Critiques

INCROYABLE MAIS VRAI

Quentin Dupieux

par Apolline Caron-Ottavi

Ces dernières années, le prolifique Quentin Dupieux a enchaîné les films à un rythme de plus en plus soutenu, donnant l’impression de tourner comme il respire, dès qu’une idée décalée lui donne assez de matière pour le faire. Cette année 2022 voit donc paraître non pas un mais deux Dupieux nouveaux : Incroyable mais vrai et Fumer fait tousser (on ne sait pas encore ce que nous réserve ce dernier au moment d’écrire ces lignes).

Le Daim (2019) tournait autour d’une veste, Mandibules (2020) autour d’une mouche, et c’est ici une maison qui est au cœur de la discorde. Une maison un peu particulière bien sûr, dotée de propriétés insoupçonnées et presque vivante, comme bien des objets qui peuplent le cinéma de Dupieux depuis le pneu de Rubber (2010). On ne vous dira pas de quoi elle est capable, si ce n’est que la vie de ses heureux nouveaux propriétaires, Marie et Alain (Léa Drucker et Alain Chabat) va en être pour le moins bouleversée.

Dans Incroyable mais vrai, Dupieux pousse encore plus loin son sens de l’économie narrative : une incongruité se glisse dans un quotidien apparemment banal, et un cinéma de l’absurde se tisse autour, dépliant les répercussions humaines et discrètement philosophiques du problème. Ici, derrière une anomalie architecturale digne de René Magritte, derrière l’extraordinaire accablant des gens ordinaires, se cache l’épineuse question du temps qui passe – ou de l’espace-temps qui se contracte, comme vous voulez.

Évidemment, ce grave sujet du temps auquel personne n’échappe, Dupieux lui donne de prime abord des allures de bagatelle, en nous plongeant dans un huis clos domestique déjanté. On n’y croise guère que le couple principal, de plus en plus éteint, et un couple d’amis en visite (Anaïs Demoustier et Benoît Magimel), de plus en plus hystérique. Et pour cause : ces derniers détiennent fièrement l’autre secret surprenant du film, et il est cocasse. Si le premier mystère relève d’une anomalie métaphysique, le second est le fruit délirant de la technologie. Toujours est-il qu’il a lui aussi quelque chose à voir avec la négation du temps qui passe, de façon plus primaire encore – dans cette ligne narrative de second plan, l’humour devient volontairement graveleux. Sous couvert d’une caricature des traits les plus grossiers de l’orgueil viril, on n’a finalement peut-être jamais vu une satire aussi efficace du transhumanisme – orgueil humain cette fois, au narcissisme mortifère.
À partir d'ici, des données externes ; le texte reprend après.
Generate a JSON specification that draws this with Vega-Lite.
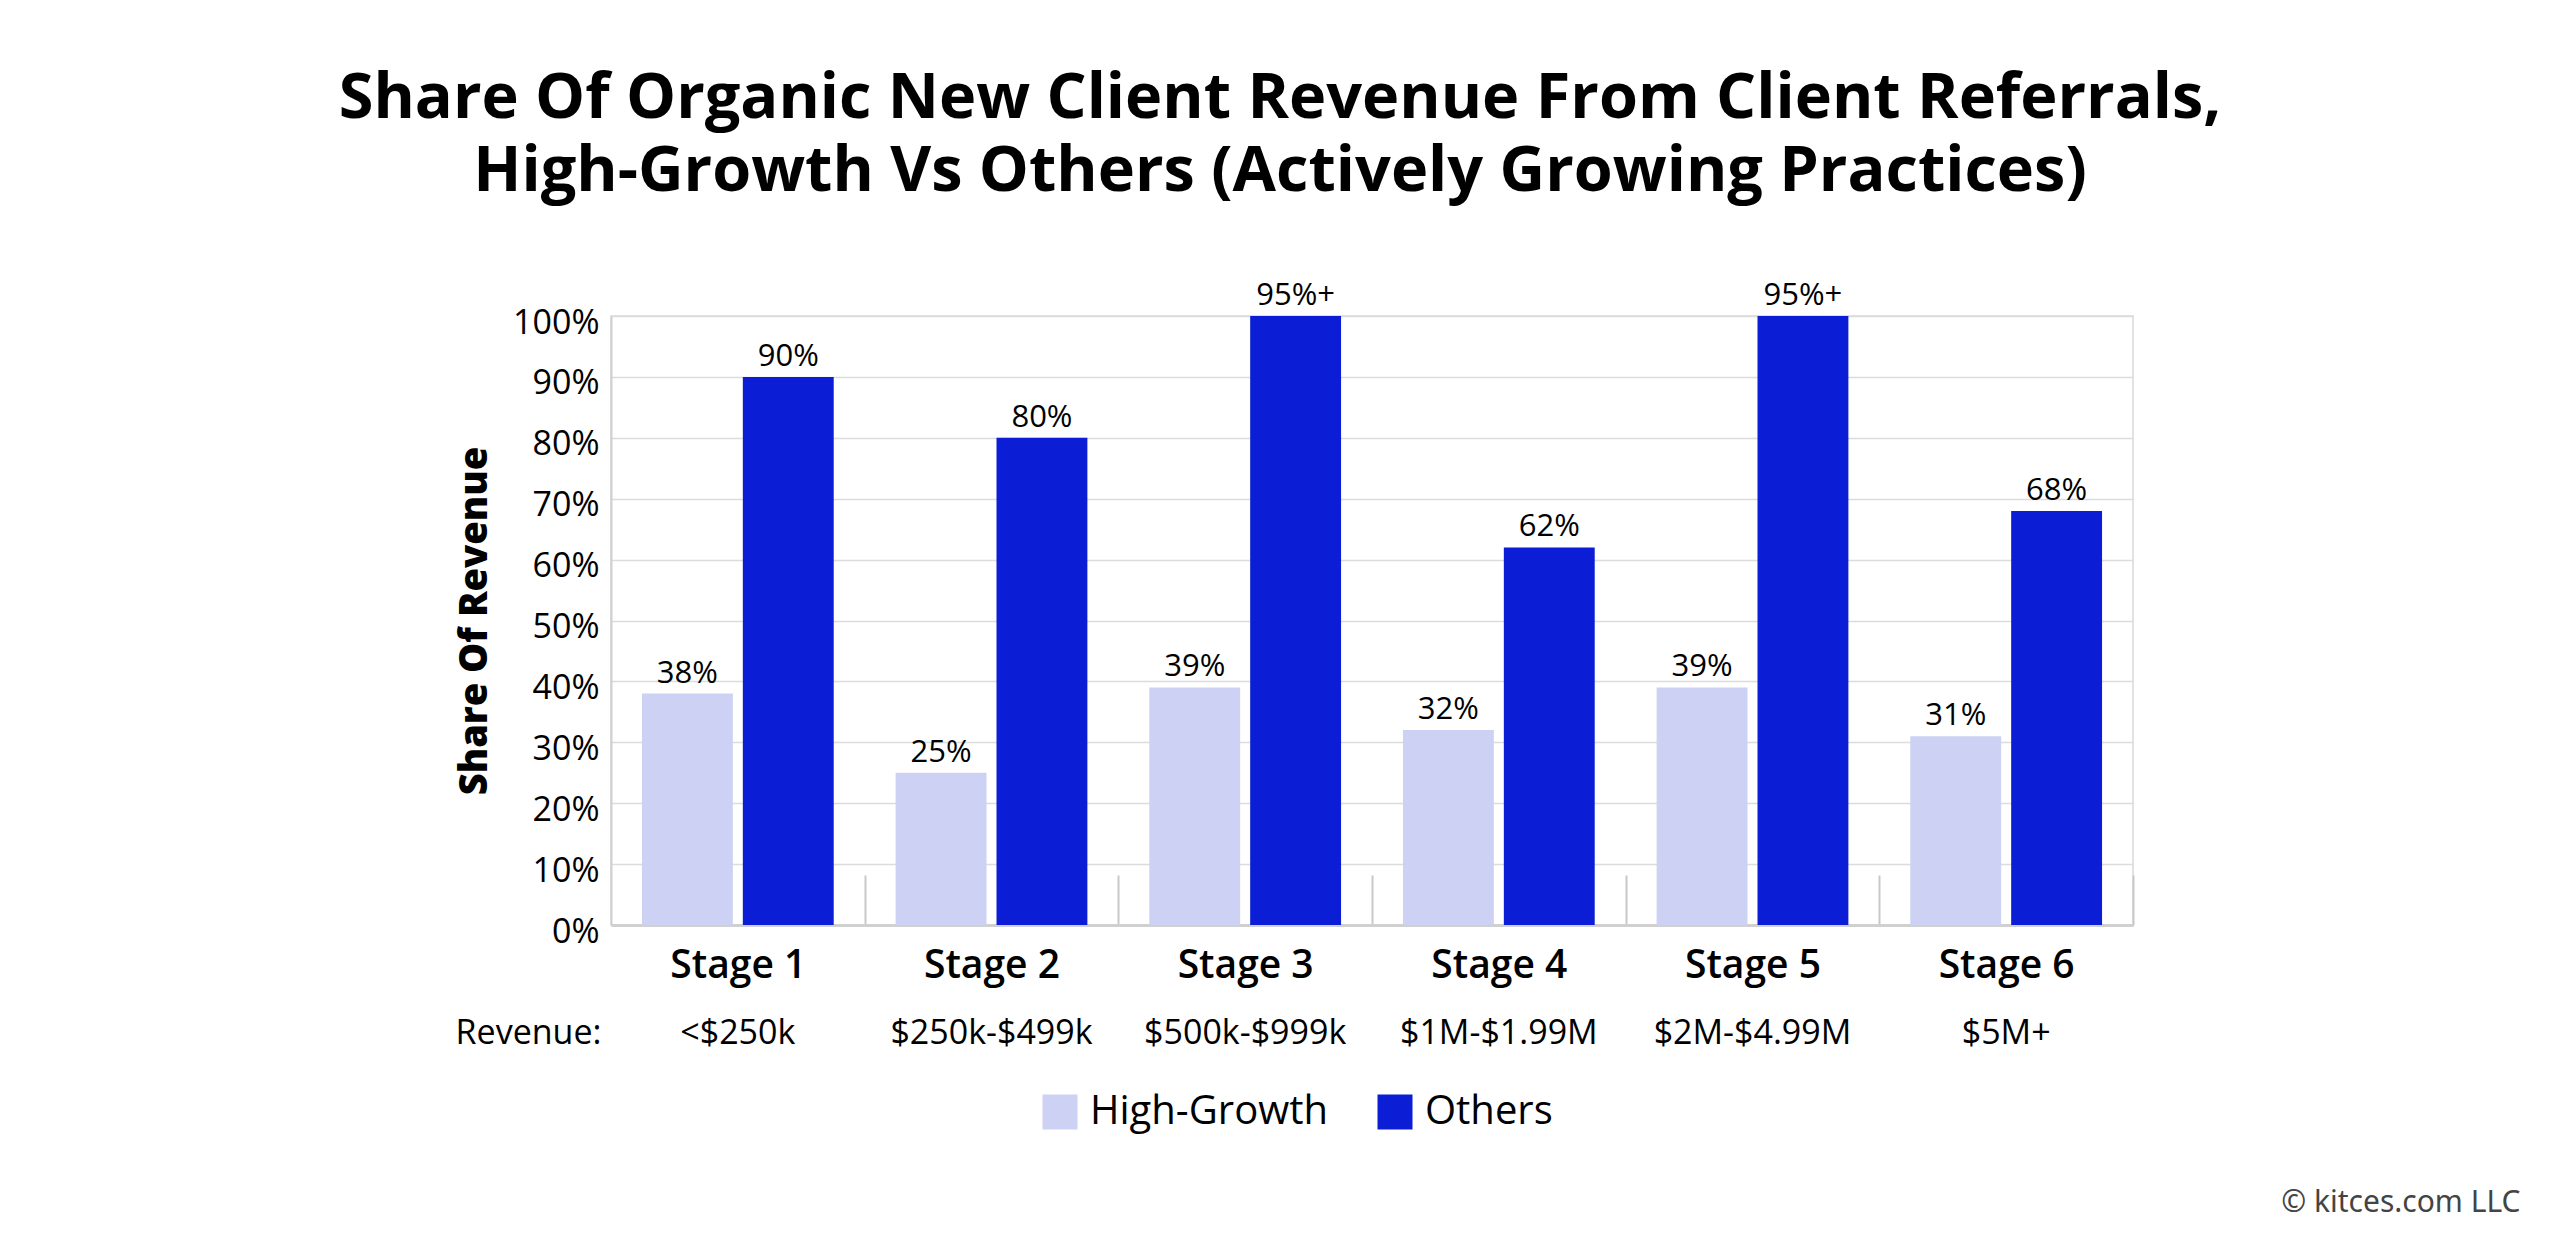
{
  "$schema": "https://vega.github.io/schema/vega-lite/v6.json",
  "width": 1522,
  "height": 609,
  "autosize": "none",
  "padding": {"left": 611, "top": 316, "right": 427, "bottom": 323},
  "background": "white",
  "title": {
    "text": ["Share Of Organic New Client Revenue From Client Referrals,", "High-Growth Vs Others (Actively Growing Practices)"],
    "fontSize": 63,
    "fontWeight": "bold",
    "lineHeight": 73,
    "anchor": "middle",
    "dx": -92,
    "offset": 76,
    "color": "black"
  },
  "data": {
    "values": [
      {"stage": "Stage 1|<$250k", "series": "High-Growth", "value": 38, "label": "38%"},
      {"stage": "Stage 1|<$250k", "series": "Others", "value": 90, "label": "90%"},
      {"stage": "Stage 2|$250k-$499k", "series": "High-Growth", "value": 25, "label": "25%"},
      {"stage": "Stage 2|$250k-$499k", "series": "Others", "value": 80, "label": "80%"},
      {"stage": "Stage 3|$500k-$999k", "series": "High-Growth", "value": 39, "label": "39%"},
      {"stage": "Stage 3|$500k-$999k", "series": "Others", "value": 100, "label": "95%+"},
      {"stage": "Stage 4|$1M-$1.99M", "series": "High-Growth", "value": 32, "label": "32%"},
      {"stage": "Stage 4|$1M-$1.99M", "series": "Others", "value": 62, "label": "62%"},
      {"stage": "Stage 5|$2M-$4.99M", "series": "High-Growth", "value": 39, "label": "39%"},
      {"stage": "Stage 5|$2M-$4.99M", "series": "Others", "value": 100, "label": "95%+"},
      {"stage": "Stage 6|$5M+", "series": "High-Growth", "value": 31, "label": "31%"},
      {"stage": "Stage 6|$5M+", "series": "Others", "value": 68, "label": "68%"}
    ]
  },
  "encoding": {
    "xOffset": {"field": "series", "type": "nominal", "scale": {"paddingInner": 0.099, "paddingOuter": 0}},
    "y": {
      "field": "value",
      "type": "quantitative",
      "scale": {"domain": [0, 100], "nice": false},
      "axis": {
        "title": "Share Of Revenue",
        "values": [0, 10, 20, 30, 40, 50, 60, 70, 80, 90, 100],
        "labelExpr": "datum.value + '%'",
        "labelFontSize": 34,
        "labelColor": "black",
        "labelPadding": 12,
        "labelOffset": 7,
        "ticks": false,
        "domainColor": "#d0d0d0",
        "domainWidth": 2,
        "gridColor": "#dcdcdc",
        "gridWidth": 1.5,
        "titleFontSize": 38,
        "titleFontWeight": 800,
        "titleColor": "black",
        "titlePadding": 18
      }
    }
  },
  "layer": [
    {
      "mark": {"type": "bar"},
      "encoding": {
        "x": {
          "field": "stage",
          "type": "nominal",
          "sort": null,
          "scale": {"paddingInner": 0.244, "paddingOuter": 0.122},
          "axis": {
            "title": "© kitces.com LLC",
            "titleX": 1909,
            "titleY": 286,
            "titleAlign": "right",
            "titleBaseline": "alphabetic",
            "titleFontSize": 30,
            "titleFontWeight": "normal",
            "titleColor": "#444444",
            "titleFont": "Noto Sans",
            "labelExpr": "split(datum.label, '|')[0]",
            "labelAngle": 0,
            "labelLimit": 0,
            "labelFontSize": 39,
            "labelFontWeight": 600,
            "labelColor": "black",
            "labelBaseline": "alphabetic",
            "labelPadding": 102,
            "labelOffset": -126.83,
            "ticks": true,
            "tickOffset": 126.83,
            "tickSize": -50,
            "tickColor": "#c8c8c8",
            "tickWidth": 2,
            "domainColor": "#d0d0d0",
            "domainWidth": 3
          }
        },
        "color": {
          "field": "series",
          "type": "nominal",
          "scale": {"domain": ["High-Growth", "Others"], "range": ["#cdd1f4", "#0b1ed6"]},
          "legend": {
            "orient": "none",
            "legendX": 429,
            "legendY": 776,
            "direction": "horizontal",
            "title": null,
            "symbolType": "square",
            "symbolSize": 1225,
            "symbolStrokeWidth": 0,
            "symbolOpacity": 1,
            "labelFontSize": 40,
            "labelLimit": 0,
            "labelOffset": 10,
            "columnPadding": 47,
            "labelColor": "black"
          }
        }
      }
    },
    {
      "mark": {"type": "text", "fontSize": 31, "baseline": "alphabetic", "dy": -11, "color": "black"},
      "encoding": {
        "x": {
          "field": "stage",
          "type": "nominal",
          "sort": null,
          "axis": {
            "orient": "bottom",
            "title": "Revenue:",
            "titleX": -10,
            "titleY": 118,
            "titleAlign": "right",
            "titleAngle": 0,
            "titleBaseline": "alphabetic",
            "titleFontSize": 34,
            "titleFontWeight": "normal",
            "titleColor": "black",
            "labelExpr": "split(datum.label, '|')[1]",
            "labelFontSize": 34,
            "labelLimit": 0,
            "labelColor": "black",
            "labelAngle": 0,
            "labelBaseline": "alphabetic",
            "labelPadding": 118,
            "ticks": false,
            "domain": false,
            "grid": false
          }
        },
        "text": {"field": "label"}
      }
    }
  ],
  "resolve": {"axis": {"x": "independent"}},
  "config": {
    "font": "Open Sans",
    "view": {"stroke": "#d9d9d9", "strokeWidth": 1.5}
  }
}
Le tourbillon des événements, quoique dénué de coup de tonnerre, prend ainsi un tour de plus en plus implacable et angoissant. Et si on jubile de retrouver Alain Chabat devant la caméra de Dupieux, cela va avec la part de détresse passive qu’il convoyait déjà avec son précédent rôle pour le cinéaste, dans Réalité (2014). Sa consternation de chien battu fait sourire jusqu’à ce qu’elle se mue en discrète souffrance, donnant un goût de plus en plus amer à la plaisanterie.

Car Incroyable mais vrai est peut-être l’un des Dupieux qui est le plus directement frappé de mélancolie. C’est l’histoire d’une quête de jouvence aux allures de suicide, d’une course pour gagner du temps pendant laquelle celui-ci s’envole irrémédiablement : un parfait conte de cinéma, une juste psychanalyse contemporaine, et le paradoxe ultime parmi la galerie de ceux que l’on trouve dans l’univers du cinéaste.

Depuis quelques films, l’émergence de personnages féminins chez Dupieux renouvelle certains motifs de son cinéma. Dans le Daim, Denise se faisait la complice de la folie de Georges. Ici, Marie est un alter ego de Georges mais son destin est plus solitaire : son compagnon ne peut en aucun cas la suivre dans son obsession car celle-ci est en partie liée à sa condition féminine, condamnée par les dictats de la société. Le discours peut sembler simpliste, mais la simplicité avec laquelle Dupieux pousse justement à l’extrême les conséquences de ce constat lui confère un écho tragique.

La tristesse frappe sur le tard, alors que le film s’emballe dans une envolée des images et du montage qui accélère le récit et force à prendre un recul soudain sur la farce potache. Il y a là toute l’ambiguïté qui habite le cinéma de Dupieux depuis ses débuts, avec son humour à double détente dont on ne sait pas toujours s’il faut vraiment en rire, tant la petite fissure qu’il crée ouvre sur un abîme. C’est peut-être pour ça qu’on ressort souvent un peu circonspect d’un Dupieux tout en ayant déjà hâte au prochain : on le quitte étourdi par sa façon de ne finalement rien prendre à la légère avec toute la légèreté du monde.